■ **Directions**
From the listing below, copy word for word every line starting at the one that includes "Output the component" and ending at the one that includes "ScatterChart, XAxis, YAxis"; the pictures are omitted.

■ **Records for the exercise**
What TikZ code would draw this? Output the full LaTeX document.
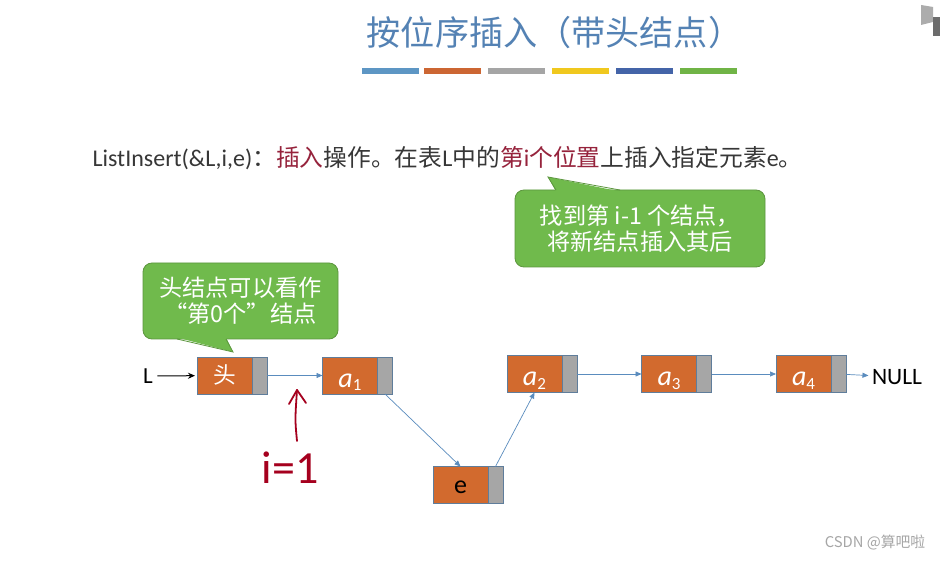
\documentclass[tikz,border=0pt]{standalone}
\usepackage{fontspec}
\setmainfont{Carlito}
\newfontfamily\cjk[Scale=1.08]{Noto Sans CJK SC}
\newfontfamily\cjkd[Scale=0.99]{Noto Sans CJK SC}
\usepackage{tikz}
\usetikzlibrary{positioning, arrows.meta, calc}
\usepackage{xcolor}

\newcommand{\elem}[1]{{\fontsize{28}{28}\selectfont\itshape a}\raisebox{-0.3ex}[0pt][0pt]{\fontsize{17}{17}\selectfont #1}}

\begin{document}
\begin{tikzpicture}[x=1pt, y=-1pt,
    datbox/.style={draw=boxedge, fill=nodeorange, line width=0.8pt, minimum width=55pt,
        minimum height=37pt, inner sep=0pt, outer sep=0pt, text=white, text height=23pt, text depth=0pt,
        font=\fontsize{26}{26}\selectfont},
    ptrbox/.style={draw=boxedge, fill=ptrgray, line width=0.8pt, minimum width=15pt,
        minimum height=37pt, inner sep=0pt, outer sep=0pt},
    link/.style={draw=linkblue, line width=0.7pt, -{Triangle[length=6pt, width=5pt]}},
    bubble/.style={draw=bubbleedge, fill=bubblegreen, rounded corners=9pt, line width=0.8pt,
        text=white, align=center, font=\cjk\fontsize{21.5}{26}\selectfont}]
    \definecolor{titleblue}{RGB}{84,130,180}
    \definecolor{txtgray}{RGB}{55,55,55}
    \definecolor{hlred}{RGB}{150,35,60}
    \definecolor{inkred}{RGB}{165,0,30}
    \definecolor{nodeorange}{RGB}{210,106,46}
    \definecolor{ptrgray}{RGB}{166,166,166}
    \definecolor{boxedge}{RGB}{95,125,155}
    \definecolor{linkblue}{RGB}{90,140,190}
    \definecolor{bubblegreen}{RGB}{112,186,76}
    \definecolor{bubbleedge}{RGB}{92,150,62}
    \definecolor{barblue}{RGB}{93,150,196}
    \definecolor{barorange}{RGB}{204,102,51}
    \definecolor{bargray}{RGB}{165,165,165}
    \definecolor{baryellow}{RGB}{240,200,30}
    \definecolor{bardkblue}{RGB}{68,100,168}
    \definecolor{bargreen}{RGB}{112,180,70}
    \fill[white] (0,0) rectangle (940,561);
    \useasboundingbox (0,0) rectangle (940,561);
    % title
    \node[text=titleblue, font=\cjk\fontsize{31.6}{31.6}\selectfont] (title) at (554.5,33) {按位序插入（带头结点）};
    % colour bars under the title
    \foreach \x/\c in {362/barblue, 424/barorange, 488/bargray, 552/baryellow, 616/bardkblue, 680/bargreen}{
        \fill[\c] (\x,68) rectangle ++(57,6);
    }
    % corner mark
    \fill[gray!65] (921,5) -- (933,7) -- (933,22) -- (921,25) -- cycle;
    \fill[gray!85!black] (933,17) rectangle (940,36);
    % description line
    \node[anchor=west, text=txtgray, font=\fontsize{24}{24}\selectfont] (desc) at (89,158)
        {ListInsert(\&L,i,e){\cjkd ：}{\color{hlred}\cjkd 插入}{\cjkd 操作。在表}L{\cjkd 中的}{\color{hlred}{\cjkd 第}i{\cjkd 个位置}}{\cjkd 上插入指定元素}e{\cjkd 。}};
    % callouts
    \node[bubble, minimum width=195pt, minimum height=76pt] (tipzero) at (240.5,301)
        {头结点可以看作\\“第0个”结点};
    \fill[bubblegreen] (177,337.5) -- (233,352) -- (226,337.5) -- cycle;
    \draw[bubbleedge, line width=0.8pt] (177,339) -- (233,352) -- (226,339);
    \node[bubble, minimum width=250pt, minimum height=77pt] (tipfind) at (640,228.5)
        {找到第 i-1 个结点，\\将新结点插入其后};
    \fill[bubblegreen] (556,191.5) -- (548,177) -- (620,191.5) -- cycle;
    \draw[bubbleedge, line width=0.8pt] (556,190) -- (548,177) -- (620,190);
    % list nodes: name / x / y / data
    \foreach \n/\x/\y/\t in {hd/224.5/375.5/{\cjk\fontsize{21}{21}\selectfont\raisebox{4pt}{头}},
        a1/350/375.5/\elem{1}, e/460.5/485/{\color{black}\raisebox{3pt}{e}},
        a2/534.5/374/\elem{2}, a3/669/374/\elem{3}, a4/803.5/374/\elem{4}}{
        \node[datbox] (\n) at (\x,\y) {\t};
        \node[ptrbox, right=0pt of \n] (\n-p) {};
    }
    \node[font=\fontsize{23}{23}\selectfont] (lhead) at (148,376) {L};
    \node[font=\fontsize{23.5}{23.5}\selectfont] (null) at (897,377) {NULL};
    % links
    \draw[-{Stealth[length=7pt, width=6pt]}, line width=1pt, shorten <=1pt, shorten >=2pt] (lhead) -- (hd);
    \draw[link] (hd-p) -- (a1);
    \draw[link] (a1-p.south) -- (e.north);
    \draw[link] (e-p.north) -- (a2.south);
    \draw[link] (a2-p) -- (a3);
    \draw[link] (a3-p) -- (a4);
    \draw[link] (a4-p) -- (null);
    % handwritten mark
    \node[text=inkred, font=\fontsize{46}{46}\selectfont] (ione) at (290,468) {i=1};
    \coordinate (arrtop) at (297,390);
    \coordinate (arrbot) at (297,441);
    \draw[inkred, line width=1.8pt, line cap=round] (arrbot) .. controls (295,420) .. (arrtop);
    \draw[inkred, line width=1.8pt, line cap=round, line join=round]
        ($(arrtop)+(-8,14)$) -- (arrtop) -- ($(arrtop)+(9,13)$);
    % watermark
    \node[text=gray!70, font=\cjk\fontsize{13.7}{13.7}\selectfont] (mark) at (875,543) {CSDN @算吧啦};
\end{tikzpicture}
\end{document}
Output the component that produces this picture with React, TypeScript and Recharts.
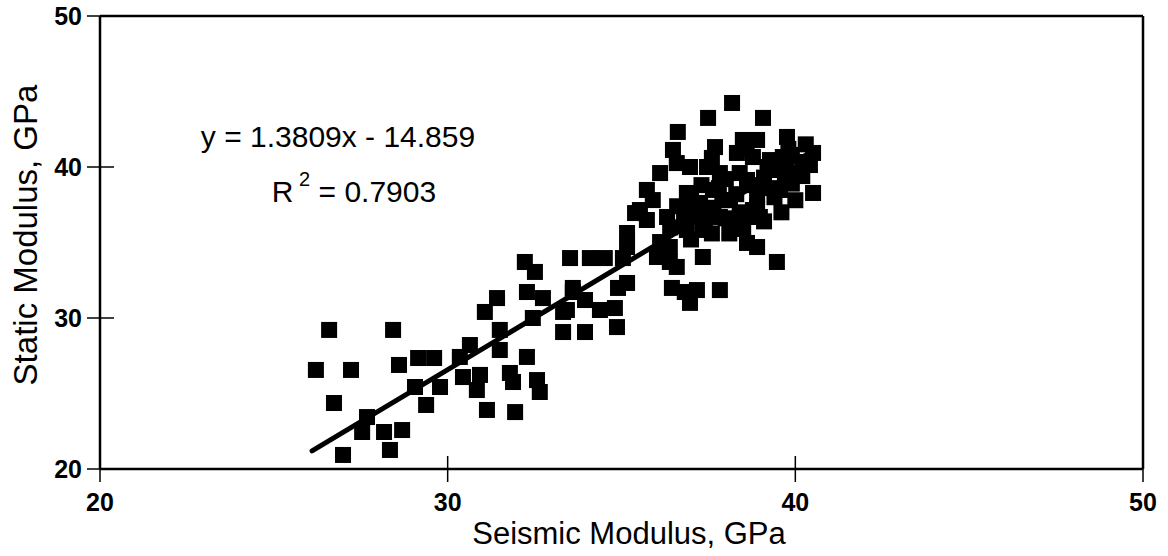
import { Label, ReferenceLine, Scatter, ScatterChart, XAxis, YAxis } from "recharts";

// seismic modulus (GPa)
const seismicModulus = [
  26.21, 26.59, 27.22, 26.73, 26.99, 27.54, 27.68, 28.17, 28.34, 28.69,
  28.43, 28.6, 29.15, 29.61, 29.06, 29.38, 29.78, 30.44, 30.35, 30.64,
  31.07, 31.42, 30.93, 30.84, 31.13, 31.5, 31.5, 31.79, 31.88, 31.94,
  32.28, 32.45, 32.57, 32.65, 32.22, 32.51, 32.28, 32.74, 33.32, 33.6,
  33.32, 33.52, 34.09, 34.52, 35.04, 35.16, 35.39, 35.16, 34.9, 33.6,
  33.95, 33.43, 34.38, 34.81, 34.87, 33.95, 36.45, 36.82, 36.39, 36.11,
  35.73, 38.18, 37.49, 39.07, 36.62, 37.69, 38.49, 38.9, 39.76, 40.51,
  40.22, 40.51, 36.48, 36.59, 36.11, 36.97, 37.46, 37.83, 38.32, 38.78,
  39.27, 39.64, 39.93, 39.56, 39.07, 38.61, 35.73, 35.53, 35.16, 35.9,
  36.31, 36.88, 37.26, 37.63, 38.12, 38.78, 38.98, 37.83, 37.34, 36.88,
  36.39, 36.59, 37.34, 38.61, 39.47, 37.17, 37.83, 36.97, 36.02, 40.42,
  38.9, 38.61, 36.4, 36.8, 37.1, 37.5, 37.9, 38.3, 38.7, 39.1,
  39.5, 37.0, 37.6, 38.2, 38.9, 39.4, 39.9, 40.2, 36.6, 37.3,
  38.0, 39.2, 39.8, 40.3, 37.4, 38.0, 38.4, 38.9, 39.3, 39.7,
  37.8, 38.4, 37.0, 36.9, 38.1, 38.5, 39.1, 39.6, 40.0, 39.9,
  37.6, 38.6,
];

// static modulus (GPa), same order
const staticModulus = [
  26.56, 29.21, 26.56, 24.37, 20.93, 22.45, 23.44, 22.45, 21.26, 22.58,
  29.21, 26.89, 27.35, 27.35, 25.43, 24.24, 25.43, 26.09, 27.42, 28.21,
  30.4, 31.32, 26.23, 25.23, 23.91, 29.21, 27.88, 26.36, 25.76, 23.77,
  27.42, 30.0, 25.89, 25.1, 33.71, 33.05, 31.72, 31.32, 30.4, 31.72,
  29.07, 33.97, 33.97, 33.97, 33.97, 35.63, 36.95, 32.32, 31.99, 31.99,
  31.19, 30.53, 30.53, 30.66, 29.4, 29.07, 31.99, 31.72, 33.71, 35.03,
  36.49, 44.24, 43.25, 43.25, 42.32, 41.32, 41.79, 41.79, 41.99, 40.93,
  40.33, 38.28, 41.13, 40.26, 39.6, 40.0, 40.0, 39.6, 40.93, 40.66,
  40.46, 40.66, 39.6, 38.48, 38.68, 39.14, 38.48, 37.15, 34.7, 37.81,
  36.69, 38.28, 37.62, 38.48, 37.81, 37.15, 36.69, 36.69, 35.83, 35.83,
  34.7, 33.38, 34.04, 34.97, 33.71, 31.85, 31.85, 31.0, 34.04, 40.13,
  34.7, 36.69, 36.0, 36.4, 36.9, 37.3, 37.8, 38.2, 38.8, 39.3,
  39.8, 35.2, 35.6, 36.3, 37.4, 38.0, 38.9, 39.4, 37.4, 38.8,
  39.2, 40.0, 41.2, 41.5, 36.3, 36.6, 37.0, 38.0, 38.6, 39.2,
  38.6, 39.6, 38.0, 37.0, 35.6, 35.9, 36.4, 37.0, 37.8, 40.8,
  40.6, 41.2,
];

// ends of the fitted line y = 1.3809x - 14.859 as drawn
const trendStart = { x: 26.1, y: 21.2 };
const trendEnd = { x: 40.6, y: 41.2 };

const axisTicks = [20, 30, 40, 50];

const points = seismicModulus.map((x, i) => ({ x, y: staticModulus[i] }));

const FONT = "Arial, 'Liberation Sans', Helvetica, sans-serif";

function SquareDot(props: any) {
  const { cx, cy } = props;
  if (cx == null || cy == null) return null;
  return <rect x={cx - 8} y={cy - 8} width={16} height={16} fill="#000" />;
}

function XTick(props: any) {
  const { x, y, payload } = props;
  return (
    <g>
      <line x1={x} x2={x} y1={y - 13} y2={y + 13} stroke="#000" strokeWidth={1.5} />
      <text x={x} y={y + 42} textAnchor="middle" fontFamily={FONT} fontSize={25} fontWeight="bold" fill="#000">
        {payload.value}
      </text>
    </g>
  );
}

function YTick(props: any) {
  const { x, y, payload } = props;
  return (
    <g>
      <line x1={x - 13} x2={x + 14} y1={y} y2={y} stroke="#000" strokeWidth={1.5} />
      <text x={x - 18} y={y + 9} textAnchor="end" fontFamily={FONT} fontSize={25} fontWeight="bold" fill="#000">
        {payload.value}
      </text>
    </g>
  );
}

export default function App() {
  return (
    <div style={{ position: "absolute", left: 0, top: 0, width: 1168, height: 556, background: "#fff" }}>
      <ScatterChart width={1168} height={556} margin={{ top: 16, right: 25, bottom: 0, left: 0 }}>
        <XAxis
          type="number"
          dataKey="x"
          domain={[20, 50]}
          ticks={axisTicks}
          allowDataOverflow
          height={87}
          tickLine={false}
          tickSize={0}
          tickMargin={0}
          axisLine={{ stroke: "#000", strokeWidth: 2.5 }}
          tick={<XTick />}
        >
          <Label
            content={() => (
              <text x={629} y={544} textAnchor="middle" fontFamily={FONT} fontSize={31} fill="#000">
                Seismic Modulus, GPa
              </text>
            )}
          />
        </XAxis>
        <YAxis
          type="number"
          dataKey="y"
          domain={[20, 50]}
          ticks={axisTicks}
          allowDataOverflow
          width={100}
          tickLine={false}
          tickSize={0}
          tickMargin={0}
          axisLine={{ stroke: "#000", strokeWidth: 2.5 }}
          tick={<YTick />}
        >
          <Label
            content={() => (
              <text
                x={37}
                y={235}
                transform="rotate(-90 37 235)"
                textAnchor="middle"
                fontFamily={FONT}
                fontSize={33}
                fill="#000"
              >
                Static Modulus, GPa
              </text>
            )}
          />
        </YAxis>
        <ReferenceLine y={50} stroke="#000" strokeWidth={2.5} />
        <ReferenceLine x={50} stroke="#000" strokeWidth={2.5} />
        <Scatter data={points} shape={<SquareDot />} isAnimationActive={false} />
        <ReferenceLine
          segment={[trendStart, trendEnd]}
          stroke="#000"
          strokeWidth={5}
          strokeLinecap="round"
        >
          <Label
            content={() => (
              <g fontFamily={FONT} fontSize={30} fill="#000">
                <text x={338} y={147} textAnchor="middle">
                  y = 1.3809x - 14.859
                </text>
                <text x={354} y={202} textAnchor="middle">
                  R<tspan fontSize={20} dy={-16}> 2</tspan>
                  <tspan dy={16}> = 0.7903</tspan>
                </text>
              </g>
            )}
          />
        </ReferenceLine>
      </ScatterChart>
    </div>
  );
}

■ **Result for this exercise**
Output the component that produces this picture with React, TypeScript and Recharts.
import { Label, ReferenceLine, Scatter, ScatterChart, XAxis, YAxis } from "recharts";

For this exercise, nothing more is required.